### Given data
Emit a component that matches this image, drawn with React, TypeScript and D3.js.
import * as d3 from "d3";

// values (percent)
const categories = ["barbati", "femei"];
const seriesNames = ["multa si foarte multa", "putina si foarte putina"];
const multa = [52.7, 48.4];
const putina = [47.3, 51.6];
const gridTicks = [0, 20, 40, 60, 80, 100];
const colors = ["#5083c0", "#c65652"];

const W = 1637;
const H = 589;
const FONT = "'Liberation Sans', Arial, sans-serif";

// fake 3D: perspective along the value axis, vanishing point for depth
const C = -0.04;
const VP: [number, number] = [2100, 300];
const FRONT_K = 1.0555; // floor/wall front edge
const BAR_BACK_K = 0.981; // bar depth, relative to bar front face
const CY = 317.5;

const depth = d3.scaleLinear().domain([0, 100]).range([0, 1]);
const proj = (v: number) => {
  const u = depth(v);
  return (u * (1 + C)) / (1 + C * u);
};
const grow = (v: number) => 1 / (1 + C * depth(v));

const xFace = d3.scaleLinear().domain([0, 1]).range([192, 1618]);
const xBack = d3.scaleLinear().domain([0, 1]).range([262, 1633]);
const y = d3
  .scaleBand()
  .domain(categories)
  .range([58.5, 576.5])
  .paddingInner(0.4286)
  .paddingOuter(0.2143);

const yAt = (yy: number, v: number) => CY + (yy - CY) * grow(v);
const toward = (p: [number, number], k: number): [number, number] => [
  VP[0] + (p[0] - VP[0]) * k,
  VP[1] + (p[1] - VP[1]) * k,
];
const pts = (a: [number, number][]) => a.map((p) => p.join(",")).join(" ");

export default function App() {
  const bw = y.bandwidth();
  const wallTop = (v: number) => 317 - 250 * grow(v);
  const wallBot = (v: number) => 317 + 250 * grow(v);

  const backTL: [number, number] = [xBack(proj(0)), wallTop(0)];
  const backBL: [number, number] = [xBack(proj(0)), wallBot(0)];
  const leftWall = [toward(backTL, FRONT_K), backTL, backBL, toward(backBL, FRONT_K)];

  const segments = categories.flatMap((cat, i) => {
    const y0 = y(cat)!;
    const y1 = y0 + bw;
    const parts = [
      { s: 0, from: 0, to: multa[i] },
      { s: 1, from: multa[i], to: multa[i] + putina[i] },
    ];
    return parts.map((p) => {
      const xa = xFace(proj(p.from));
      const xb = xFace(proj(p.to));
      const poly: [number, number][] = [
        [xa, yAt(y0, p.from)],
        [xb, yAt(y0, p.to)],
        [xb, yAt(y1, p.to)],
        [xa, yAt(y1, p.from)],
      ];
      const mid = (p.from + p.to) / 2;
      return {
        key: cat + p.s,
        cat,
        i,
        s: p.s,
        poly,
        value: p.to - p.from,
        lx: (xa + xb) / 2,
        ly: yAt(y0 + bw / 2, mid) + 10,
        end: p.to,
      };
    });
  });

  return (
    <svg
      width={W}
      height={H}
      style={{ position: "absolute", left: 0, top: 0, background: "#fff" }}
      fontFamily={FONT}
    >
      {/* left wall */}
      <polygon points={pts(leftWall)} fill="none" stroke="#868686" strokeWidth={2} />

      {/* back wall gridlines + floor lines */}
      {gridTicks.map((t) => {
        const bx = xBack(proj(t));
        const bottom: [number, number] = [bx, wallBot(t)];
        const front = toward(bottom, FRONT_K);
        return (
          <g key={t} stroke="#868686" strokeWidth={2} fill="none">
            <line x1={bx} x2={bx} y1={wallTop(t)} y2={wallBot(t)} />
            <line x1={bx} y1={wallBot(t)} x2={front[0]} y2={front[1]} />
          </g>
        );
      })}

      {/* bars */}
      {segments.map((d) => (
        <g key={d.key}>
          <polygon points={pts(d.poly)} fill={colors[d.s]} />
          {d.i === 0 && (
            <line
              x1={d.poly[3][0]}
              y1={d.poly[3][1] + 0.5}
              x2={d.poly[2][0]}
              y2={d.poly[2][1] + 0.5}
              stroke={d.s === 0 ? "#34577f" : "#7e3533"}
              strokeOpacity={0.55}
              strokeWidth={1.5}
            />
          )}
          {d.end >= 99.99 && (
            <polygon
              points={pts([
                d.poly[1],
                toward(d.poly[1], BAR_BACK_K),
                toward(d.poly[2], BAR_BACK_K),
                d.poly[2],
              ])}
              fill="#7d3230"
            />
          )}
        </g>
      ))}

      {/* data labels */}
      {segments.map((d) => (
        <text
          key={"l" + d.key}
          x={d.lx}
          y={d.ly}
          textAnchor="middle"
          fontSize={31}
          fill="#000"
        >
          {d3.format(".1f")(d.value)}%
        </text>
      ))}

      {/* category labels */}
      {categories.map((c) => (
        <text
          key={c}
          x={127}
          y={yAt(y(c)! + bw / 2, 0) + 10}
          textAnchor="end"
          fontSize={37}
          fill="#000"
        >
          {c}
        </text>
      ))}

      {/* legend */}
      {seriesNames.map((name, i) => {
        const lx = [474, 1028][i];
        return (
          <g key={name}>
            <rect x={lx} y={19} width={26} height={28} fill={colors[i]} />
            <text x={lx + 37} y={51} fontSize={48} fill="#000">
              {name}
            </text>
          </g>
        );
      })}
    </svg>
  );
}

### Problem statement
Go through the listing and print each line exactly as it appears.

### Exercise output
Emit a component that matches this image, drawn with React, TypeScript and D3.js.
import * as d3 from "d3";

// values (percent)
const categories = ["barbati", "femei"];
const seriesNames = ["multa si foarte multa", "putina si foarte putina"];
const multa = [52.7, 48.4];
const putina = [47.3, 51.6];
const gridTicks = [0, 20, 40, 60, 80, 100];
const colors = ["#5083c0", "#c65652"];

const W = 1637;
const H = 589;
const FONT = "'Liberation Sans', Arial, sans-serif";

// fake 3D: perspective along the value axis, vanishing point for depth
const C = -0.04;
const VP: [number, number] = [2100, 300];
const FRONT_K = 1.0555; // floor/wall front edge
const BAR_BACK_K = 0.981; // bar depth, relative to bar front face
const CY = 317.5;

const depth = d3.scaleLinear().domain([0, 100]).range([0, 1]);
const proj = (v: number) => {
  const u = depth(v);
  return (u * (1 + C)) / (1 + C * u);
};
const grow = (v: number) => 1 / (1 + C * depth(v));

const xFace = d3.scaleLinear().domain([0, 1]).range([192, 1618]);
const xBack = d3.scaleLinear().domain([0, 1]).range([262, 1633]);
const y = d3
  .scaleBand()
  .domain(categories)
  .range([58.5, 576.5])
  .paddingInner(0.4286)
  .paddingOuter(0.2143);

const yAt = (yy: number, v: number) => CY + (yy - CY) * grow(v);
const toward = (p: [number, number], k: number): [number, number] => [
  VP[0] + (p[0] - VP[0]) * k,
  VP[1] + (p[1] - VP[1]) * k,
];
const pts = (a: [number, number][]) => a.map((p) => p.join(",")).join(" ");

export default function App() {
  const bw = y.bandwidth();
  const wallTop = (v: number) => 317 - 250 * grow(v);
  const wallBot = (v: number) => 317 + 250 * grow(v);

  const backTL: [number, number] = [xBack(proj(0)), wallTop(0)];
  const backBL: [number, number] = [xBack(proj(0)), wallBot(0)];
  const leftWall = [toward(backTL, FRONT_K), backTL, backBL, toward(backBL, FRONT_K)];

  const segments = categories.flatMap((cat, i) => {
    const y0 = y(cat)!;
    const y1 = y0 + bw;
    const parts = [
      { s: 0, from: 0, to: multa[i] },
      { s: 1, from: multa[i], to: multa[i] + putina[i] },
    ];
    return parts.map((p) => {
      const xa = xFace(proj(p.from));
      const xb = xFace(proj(p.to));
      const poly: [number, number][] = [
        [xa, yAt(y0, p.from)],
        [xb, yAt(y0, p.to)],
        [xb, yAt(y1, p.to)],
        [xa, yAt(y1, p.from)],
      ];
      const mid = (p.from + p.to) / 2;
      return {
        key: cat + p.s,
        cat,
        i,
        s: p.s,
        poly,
        value: p.to - p.from,
        lx: (xa + xb) / 2,
        ly: yAt(y0 + bw / 2, mid) + 10,
        end: p.to,
      };
    });
  });

  return (
    <svg
      width={W}
      height={H}
      style={{ position: "absolute", left: 0, top: 0, background: "#fff" }}
      fontFamily={FONT}
    >
      {/* left wall */}
      <polygon points={pts(leftWall)} fill="none" stroke="#868686" strokeWidth={2} />

      {/* back wall gridlines + floor lines */}
      {gridTicks.map((t) => {
        const bx = xBack(proj(t));
        const bottom: [number, number] = [bx, wallBot(t)];
        const front = toward(bottom, FRONT_K);
        return (
          <g key={t} stroke="#868686" strokeWidth={2} fill="none">
            <line x1={bx} x2={bx} y1={wallTop(t)} y2={wallBot(t)} />
            <line x1={bx} y1={wallBot(t)} x2={front[0]} y2={front[1]} />
          </g>
        );
      })}

      {/* bars */}
      {segments.map((d) => (
        <g key={d.key}>
          <polygon points={pts(d.poly)} fill={colors[d.s]} />
          {d.i === 0 && (
            <line
              x1={d.poly[3][0]}
              y1={d.poly[3][1] + 0.5}
              x2={d.poly[2][0]}
              y2={d.poly[2][1] + 0.5}
              stroke={d.s === 0 ? "#34577f" : "#7e3533"}
              strokeOpacity={0.55}
              strokeWidth={1.5}
            />
          )}
          {d.end >= 99.99 && (
            <polygon
              points={pts([
                d.poly[1],
                toward(d.poly[1], BAR_BACK_K),
                toward(d.poly[2], BAR_BACK_K),
                d.poly[2],
              ])}
              fill="#7d3230"
            />
          )}
        </g>
      ))}

      {/* data labels */}
      {segments.map((d) => (
        <text
          key={"l" + d.key}
          x={d.lx}
          y={d.ly}
          textAnchor="middle"
          fontSize={31}
          fill="#000"
        >
          {d3.format(".1f")(d.value)}%
        </text>
      ))}

      {/* category labels */}
      {categories.map((c) => (
        <text
          key={c}
          x={127}
          y={yAt(y(c)! + bw / 2, 0) + 10}
          textAnchor="end"
          fontSize={37}
          fill="#000"
        >
          {c}
        </text>
      ))}

      {/* legend */}
      {seriesNames.map((name, i) => {
        const lx = [474, 1028][i];
        return (
          <g key={name}>
            <rect x={lx} y={19} width={26} height={28} fill={colors[i]} />
            <text x={lx + 37} y={51} fontSize={48} fill="#000">
              {name}
            </text>
          </g>
        );
      })}
    </svg>
  );
}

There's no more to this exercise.